Первый день нашей работы на Горстрое закончился. На вахте жилой зоны нас тщательно обыскали и отправили в бараки. А наши бригадиры подались в «штаб», чтобы доложить начальству о нашем поведении и получить новые инструкции.
Второй день работы ничем особенным не отличался от первого.
На третий день, в обеденный час, мы снова рассыпались по всему Горстрою в поисках новых знакомств и контактов. Я шел куда-то один и вдруг увидел, что прямо на меня решительно и агрессивно шагает помощник нарядчика. Я отступил в сторону, а он, преграждая мне дорогу, грозно спросил:
— Ты, падлюка, чего тут ходишь? Где твоя бригада?
— Мы работаем на выравнивании площади, — ответил я, — но теперь обеденный перерыв и я имею право быть, где хочу.
— Я тебе, гадина, дам право! Вы бандеры!
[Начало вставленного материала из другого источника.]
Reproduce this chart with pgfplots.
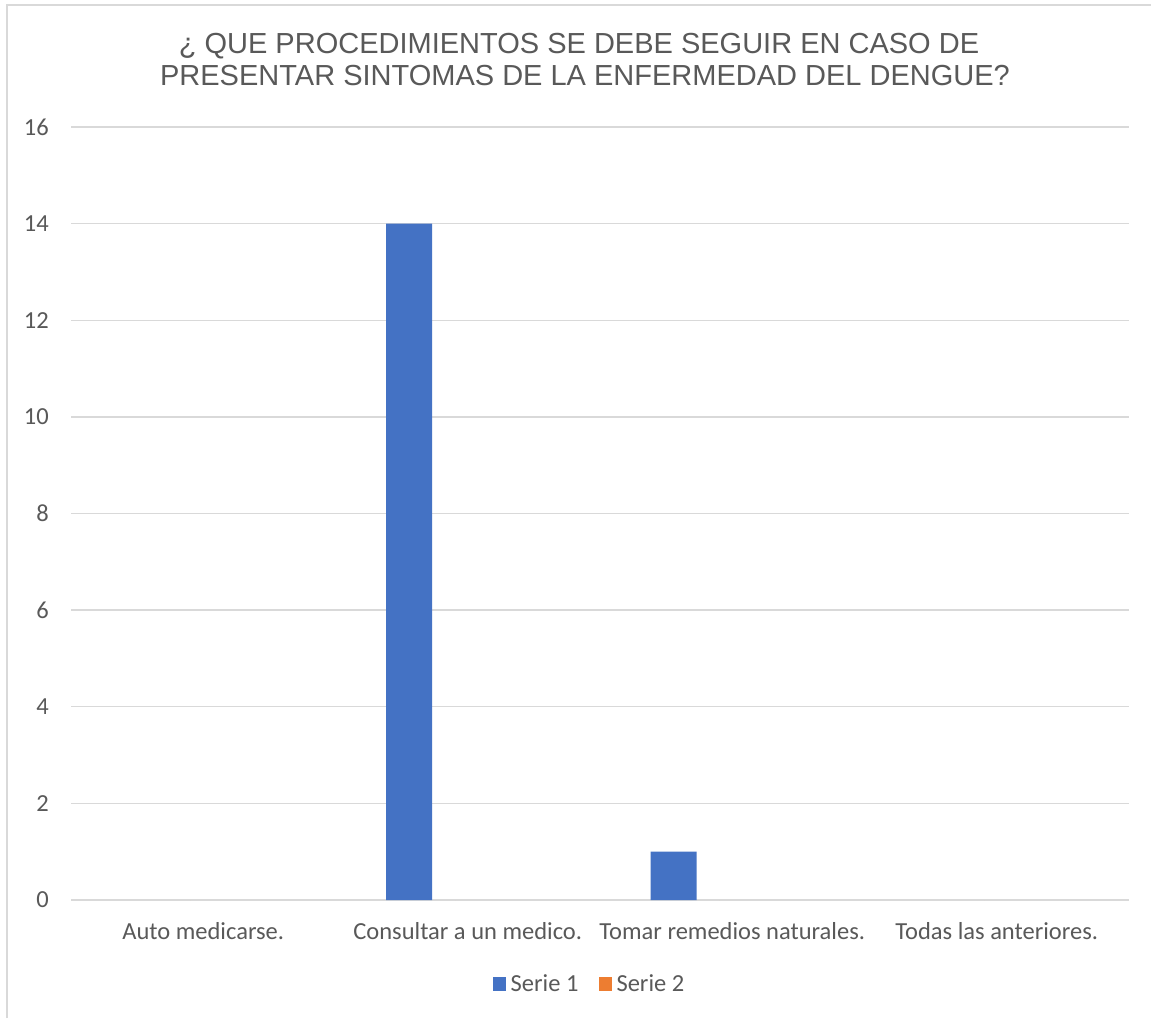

Героев из себя строите? Мы еще не таких видели и всех за пояс позатыкали, а из вас, гадов, мы еще шашлыки на ножах жарить будем!
Я ничего ему не ответил, только пошел дальше своей дорогой.
Отлучка от бригады и блуждание по зоне, хотя и во время перерыва на обед, считались здесь нарушением дисциплины и проявлением неподчинения. Помощник нарядчика и пришел сюда, на Горстрой, для того, чтобы положить конец такому бесчинству.
Я вместе со своим близким земляком из Коломии Дмитрием Мельником возил тачкой грунт. И как-то пополудни к нам подходит бригадир с претензией, что мы не выполняем норму.
— Ты только посмотри на нас, — ответил я ему, — мы едва на ногах стоим. Какой нормы ты от нас хочешь? Потерпи немного, не суетись так. Мы отойдем от этапа, наберемся сил, а тогда уже и требуй от нас нормы. А кроме того, — продолжал я, — разве ты не такой же заключенный, как и мы? Разве ты добровольно сюда приехал, а не под таким же самым конвоем, как и мы? Так зачем ты нас подгоняешь?
Бригадир молча отошел от нас.
Рабочий день закончился. На вахте жилой зоны от нас отделяют восемь человек, сковывают им наручниками руки и отводят в БУР. Там их, скованных, бьют, поднимают вверх и ударяют всем телом об пол, пинают и топчут ногами и, наконец, запирают в отдельной камере. Это там называлось «пропустить через молотобойку».
На следующий день, перед выходом на работу, наш бригадир вынул из кармана какую-то бумагу и зачитал: Грицяк Евгений и Мельник Дмитрий остаются в зоне.